Iowa State University’s College of Liberal Arts and Sciences (LAS) launched a new interdisciplinary initiative focused on trustworthy and ethical artificial intelligence (AI).
The Trusted Innovation in AI aims to advance the university’s use of AI, while ensuring the technology is also trustworthy, ethical, and used across disciplines.
“Our strengths across the humanities, social sciences, mathematics, and natural sciences allow us to examine AI through the lenses of ethics, communication, policy, human behavior, and scientific rigor simultaneously,” said Benjamin Withers, dean of LAS, in a statement. “By bringing these disciplines together, we can help ensure that AI systems are not only innovative, but transparent, accountable, and worthy of public trust.”
The initiative focuses on research tied to trustworthy, ethical, and interdisciplinary AI, while the college also explores broader efforts to integrate AI into curricula and set policies for classroom use.

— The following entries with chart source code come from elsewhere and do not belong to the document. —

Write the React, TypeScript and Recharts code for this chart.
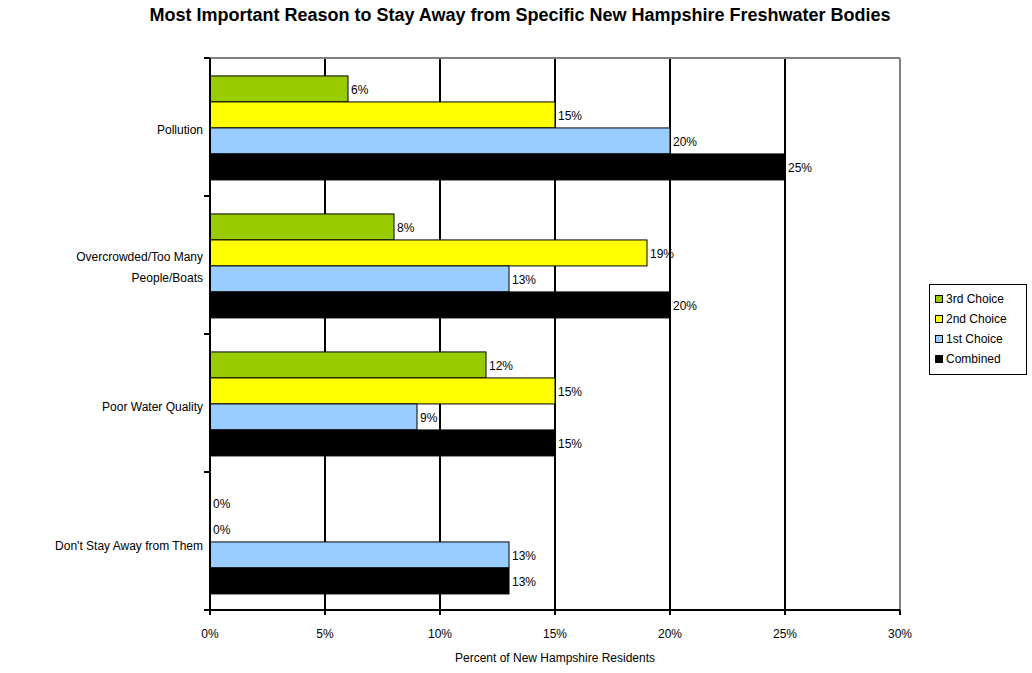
import React from 'react';
import { BarChart, Bar, XAxis, YAxis, CartesianGrid, ReferenceLine } from 'recharts';

const categories = ['Pollution', 'Overcrowded/Too Many People/Boats', 'Poor Water Quality', "Don't Stay Away from Them"];
const thirdChoice = [6, 8, 12, 0];
const secondChoice = [15, 19, 15, 0];
const firstChoice = [20, 13, 9, 13];
const combined = [25, 20, 15, 13];
const xTicks = [0, 5, 10, 15, 20, 25, 30];

const series = [
  { key: 'third', name: '3rd Choice', color: '#99CC00' },
  { key: 'second', name: '2nd Choice', color: '#FFFF00' },
  { key: 'first', name: '1st Choice', color: '#99CCFF' },
  { key: 'combined', name: 'Combined', color: '#000000' },
];

const data = categories.map((c, i) => ({
  name: c,
  third: thirdChoice[i],
  second: secondChoice[i],
  first: firstChoice[i],
  combined: combined[i],
}));

const FONT = 'Arial, "Liberation Sans", sans-serif';
const W = 1032;
const H = 673;
const TOP = 58;
const BOTTOM = 610;
const BAND = (BOTTOM - TOP) / categories.length;
const LABEL_NUDGE = [3, 2, 4, 5];

const YTick = (props: any) => {
  const { x, y, payload, index } = props;
  const label: string = payload.value;
  let lines = [label];
  if (label.startsWith('Overcrowded')) lines = ['Overcrowded/Too Many', 'People/Boats'];
  const lh = 21;
  const startY = y - ((lines.length - 1) * lh) / 2 + (LABEL_NUDGE[index] || 0);
  return (
    <g>
      {index === 0 && <line x1={x + 2} x2={x + 8} y1={y - BAND / 2} y2={y - BAND / 2} stroke="#000" strokeWidth={2} />}
      <line x1={x + 2} x2={x + 8} y1={y + BAND / 2} y2={y + BAND / 2} stroke="#000" strokeWidth={2} />
      <text x={x + 1} y={startY} textAnchor="end" dominantBaseline="central" fontSize={12} fontFamily={FONT} fill="#000">
        {lines.map((l, i) => (
          <tspan key={i} x={x + 1} dy={i === 0 ? 0 : lh}>{l}</tspan>
        ))}
      </text>
    </g>
  );
};

const makeShape = (key: string, color: string) => (props: any) => {
  const { x, y, width, height, payload } = props;
  const v = payload[key];
  return (
    <g>
      {width > 0 && <rect x={x} y={y} width={width} height={height} fill={color} stroke="#000" strokeWidth={1} />}
      <text x={x + width + 3} y={y + height / 2 + 1} dominantBaseline="central" fontSize={12} fontFamily={FONT} fill="#000">
        {`${v}%`}
      </text>
    </g>
  );
};

const XTick = (props: any) => {
  const { x, y, payload } = props;
  return (
    <text x={x} y={y + 17} textAnchor="middle" dominantBaseline="central" fontSize={12} fontFamily={FONT} fill="#000">
      {`${payload.value}%`}
    </text>
  );
};

const Legend = () => (
  <div
    style={{
      position: 'absolute',
      left: 929,
      top: 284,
      width: 98,
      height: 91,
      border: '1px solid #000',
      background: '#fff',
      fontFamily: FONT,
      fontSize: 12,
      boxSizing: 'border-box',
      padding: '4px 0 0 5px',
    }}
  >
    {series.map((s) => (
      <div key={s.key} style={{ display: 'flex', alignItems: 'center', height: 20 }}>
        <div style={{ width: 6, height: 6, background: s.color, border: '1px solid #000', marginRight: 3 }} />
        <span>{s.name}</span>
      </div>
    ))}
  </div>
);

export default function App() {
  return (
    <div style={{ position: 'absolute', left: 0, top: 0, width: W, height: H, background: '#fff' }}>
      <div
        style={{
          position: 'absolute',
          left: 0,
          width: W,
          top: 4,
          textAlign: 'center',
          fontFamily: FONT,
          fontWeight: 'bold',
          fontSize: 18,
          lineHeight: '22px',
          paddingLeft: 8,
          boxSizing: 'border-box',
        }}
      >
        Most Important Reason to Stay Away from Specific New Hampshire Freshwater Bodies
      </div>
      <BarChart
        width={W}
        height={H}
        data={data}
        layout="vertical"
        margin={{ top: TOP, right: W - 900, bottom: H - BOTTOM - 60, left: 10 }}
        barCategoryGap="13%"
        barGap={0}
      >
        <CartesianGrid horizontal={false} vertical={true} stroke="#000" strokeWidth={2} />
        <CartesianGrid
          horizontal={true}
          vertical={false}
          stroke="#808080"
          strokeWidth={2}
          horizontalCoordinatesGenerator={({ offset }: any) => [offset.top]}
        />
        <ReferenceLine x={30} stroke="#808080" strokeWidth={2} />
        <XAxis
          type="number"
          domain={[0, 30]}
          ticks={xTicks}
          axisLine={{ stroke: '#000', strokeWidth: 2 }}
          tickLine={{ stroke: '#000', strokeWidth: 2 }}
          tickSize={5}
          tick={<XTick />}
          height={60}
          label={{ value: 'Percent of New Hampshire Residents', position: 'insideBottom', offset: 8, fill: '#000', fontSize: 12, fontFamily: FONT }}
        />
        <YAxis
          type="category"
          dataKey="name"
          width={200}
          axisLine={{ stroke: '#000', strokeWidth: 2 }}
          tickLine={false}
          tick={<YTick />}
          interval={0}
        />
        {series.map((s) => (
          <Bar
            key={s.key}
            dataKey={s.key}
            name={s.name}
            fill={s.color}
            stroke="#000"
            strokeWidth={1}
            isAnimationActive={false}
            shape={makeShape(s.key, s.color)}
          />
        ))}
      </BarChart>
      <Legend />
    </div>
  );
}
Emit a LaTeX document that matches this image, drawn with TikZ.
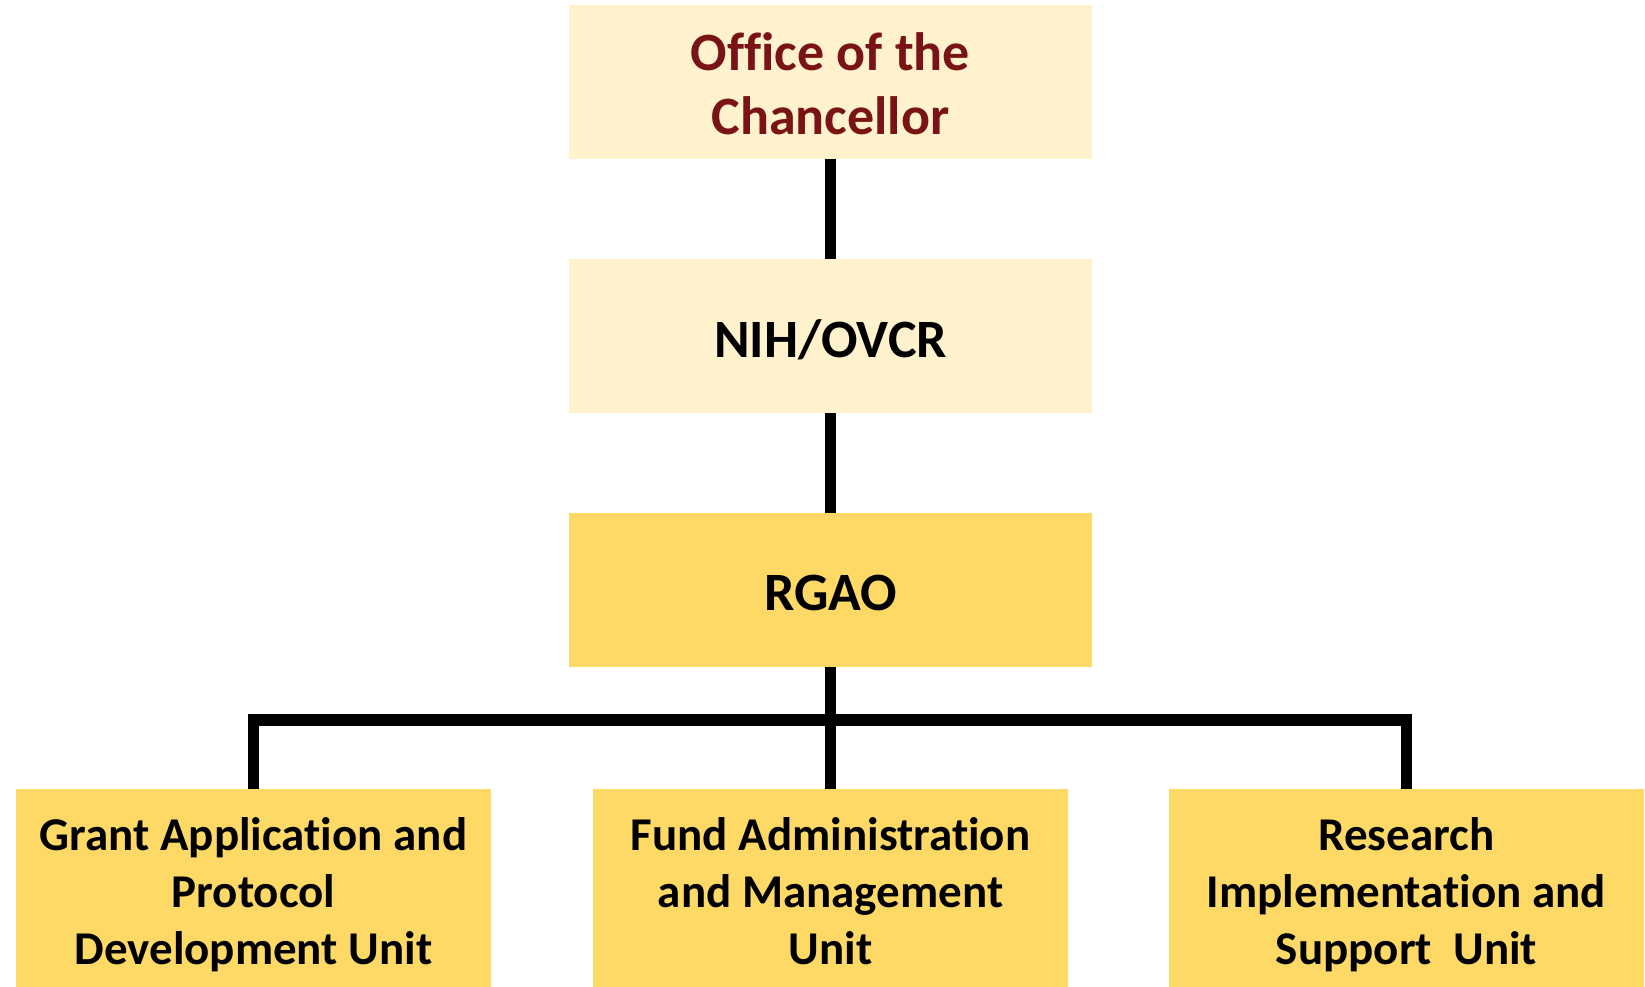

The college’s Trusted Innovation in AI initiative page says the effort was identified through LAS strategic planning as a focus for college-sponsored interdisciplinary research opportunities.
The college said existing work will serve as a foundation for future projects. That includes AI-assisted methods to support the National Resources Inventory, an undergraduate applied AI minor, a master of science in AI, and the Dependable Data-Driven Discovery program.
“LAS is uniquely positioned to approach AI from multiple perspectives, with researchers studying everything from the technical foundations and applications of AI to its ethical, political, and human dimensions,” said Geetu Tuteja, LAS interim assistant dean for strategic research initiatives. “That breadth allows us to examine not only what AI can do, but also how it should be used responsibly.”
New projects under the Trusted Innovation in AI initiative will launch once funding becomes available, the college said. The release did not specify a total funding amount, but said most current activities are supported by private donors through named professorships.